The Star Beacon; Ashtabula, Ohio

March 7, 2013

Conneaut parents will get first look at school district's defense plan

Star Beacon

CONNEAUT — Parents and guardians in Conneaut will be introduced this month to the Conneaut Area City Schools’ plan to deal with an armed intruder, officials said.

Beginning March 21, training in the ALICE (short for alert-lockdown-inform-counter-evacuate) program the district adopted nearly two years ago will be held at each of the district’s four schools. Each session starts at 6 p.m. and will be held in the buildings’ cafeterias.

Here’s the schedule:

• March 21 — Conneaut Middle School

• March 25 — Gateway Elementary School

• March 26 — Lakeshore Primary School

• March 27 — Conneaut High School

ALICE is a joint effort of the district and city safety forces. School personnel, police officers and firefighters comprise the ALICE training team. School staff have already been coached and now parents will be offered a condensed version, said Superintendent Kent Houston.

Training for students will be held later this school year, officials have said.

The parent sessions should run about 45 minutes and feature appearances by the ALICE team, Houston said. “It’s more of a parental-level introduction,” he said Wednesday.

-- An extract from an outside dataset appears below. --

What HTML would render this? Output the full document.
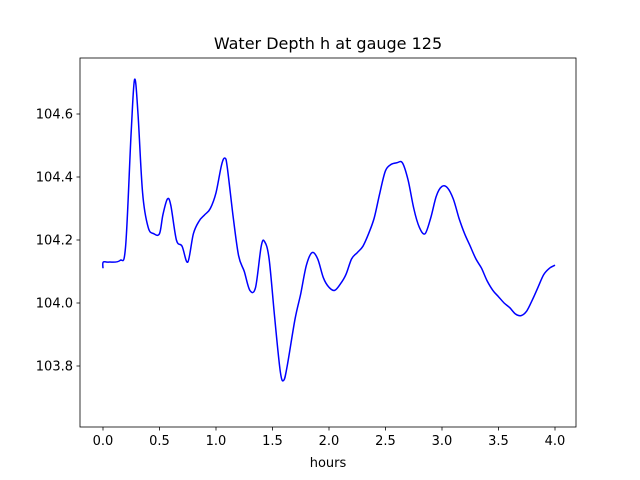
<!DOCTYPE html>
<html><head><meta charset="utf-8"><style>body{margin:0;background:#fff}svg{display:block;font-family:"DejaVu Sans","Liberation Sans",sans-serif}</style></head>
<body>
<svg id="chart" width="640" height="480"></svg>
<script>
const times=[0,0.002,0.05,0.15,0.2,0.25,0.28,0.31,0.35,0.4,0.45,0.5,0.53,0.57,0.6,0.65,0.7,0.75,0.8,0.85,0.9,0.95,1.0,1.05,1.08,1.1,1.15,1.2,1.25,1.3,1.35,1.4,1.43,1.47,1.52,1.57,1.6,1.63,1.7,1.75,1.8,1.85,1.9,1.95,2.0,2.05,2.1,2.15,2.2,2.25,2.3,2.35,2.4,2.45,2.5,2.55,2.6,2.65,2.7,2.75,2.8,2.85,2.9,2.95,3.0,3.05,3.1,3.15,3.2,3.25,3.3,3.35,3.4,3.45,3.5,3.55,3.6,3.65,3.7,3.75,3.8,3.85,3.9,3.95,4.0];
const depths=[104.11,104.13,104.13,104.135,104.18,104.55,104.71,104.6,104.35,104.24,104.22,104.22,104.28,104.33,104.31,104.2,104.18,104.13,104.22,104.26,104.28,104.30,104.35,104.44,104.46,104.43,104.28,104.15,104.10,104.04,104.05,104.18,104.195,104.14,103.95,103.78,103.755,103.8,103.95,104.03,104.12,104.16,104.14,104.08,104.05,104.04,104.06,104.09,104.14,104.16,104.18,104.22,104.27,104.35,104.42,104.44,104.445,104.445,104.39,104.3,104.24,104.22,104.27,104.34,104.37,104.365,104.33,104.27,104.22,104.18,104.14,104.11,104.07,104.04,104.02,104.00,103.985,103.965,103.96,103.975,104.01,104.05,104.09,104.11,104.12];
const xTicks=[0,0.5,1,1.5,2,2.5,3,3.5,4];
const xTickLabels=["0.0","0.5","1.0","1.5","2.0","2.5","3.0","3.5","4.0"];
const yTicks=[103.8,104.0,104.2,104.4,104.6];
const yTickLabels=["103.8","104.0","104.2","104.4","104.6"];
const L=80,R=576,T=58,B=427;
const xs=v=>103+(v-0)*113;
const ys=v=>366-(v-103.8)*315;
const svg=document.getElementById('chart');const NS='http://www.w3.org/2000/svg';
function mk(t,a,p){const e=document.createElementNS(NS,t);for(const k in a)e.setAttribute(k,a[k]);(p||svg).appendChild(e);return e;}
const clip=mk('clipPath',{id:'c'});mk('rect',{x:L,y:T,width:R-L,height:B-T},clip);
const P=times.map((t,i)=>[xs(t),ys(depths[i])]);
let d='M'+P[0][0].toFixed(1)+','+P[0][1].toFixed(1);
for(let i=0;i<P.length-1;i++){const p0=P[Math.max(0,i-1)],p1=P[i],p2=P[i+1],p3=P[Math.min(P.length-1,i+2)];
const c1=[p1[0]+(p2[0]-p0[0])/6,p1[1]+(p2[1]-p0[1])/6],c2=[p2[0]-(p3[0]-p1[0])/6,p2[1]-(p3[1]-p1[1])/6];
d+='C'+c1[0].toFixed(1)+','+c1[1].toFixed(1)+' '+c2[0].toFixed(1)+','+c2[1].toFixed(1)+' '+p2[0].toFixed(1)+','+p2[1].toFixed(1);}
const line=mk('path',{d:d,fill:'none',stroke:'#0000ff','stroke-width':1.5,'stroke-linejoin':'round','clip-path':'url(#c)'});


const frame=mk('rect',{x:L,y:T,width:R-L,height:B-T,fill:'none',stroke:'#000','stroke-width':0.8});


xTicks.forEach((v,i)=>{const x=xs(v);mk('line',{x1:x,x2:x,y1:B,y2:B+3.5,stroke:'#000','stroke-width':0.8});
const t=mk('text',{x:x,y:B+18,'text-anchor':'middle','font-size':13});t.textContent=xTickLabels[i];

});
yTicks.forEach((v,i)=>{const y=ys(v);mk('line',{x1:L-3.5,x2:L,y1:y,y2:y,stroke:'#000','stroke-width':0.8});
const t=mk('text',{x:L-7,y:y+4.5,'text-anchor':'end','font-size':13});t.textContent=yTickLabels[i];

});
const xl=mk('text',{x:(L+R)/2,y:B+40,'text-anchor':'middle','font-size':13});xl.textContent='hours';


const ti=mk('text',{x:(L+R)/2,y:T-9,'text-anchor':'middle','font-size':16});ti.textContent='Water Depth h at gauge 125';


</script>
</body></html>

During the event, officials will tell parents their roles during an intruder incident also dispel rumors about the ALICE philosophy. The biggest fib is ALICE encourages students to confront — even attack — a gunman with their bare hands, Houston said.

“That’s blatantly false,” he said.

Instead, the ALICE method emphasizes getting out of a building and running to a designated safe spot when possible, Houston said. If escape isn’t possible, students and staff can choose other options, he said.

A notice to parents about the training spells out the program in greater detail:

“This procedure is based on person choice,” according to the notice. “It is this choice that could be the greatest factor in surviving an active shooter situation.”

Conneaut was an early adoptee of the ALICE program in northeast Ohio. Parents versed in the program are pleased its in place, Houston said.

“They’re happy we’ve been proactive,” he said.

Houston is expecting a good crowd for each of the training sessions. “We hope the safety of their students will be a priority of parents,” he said.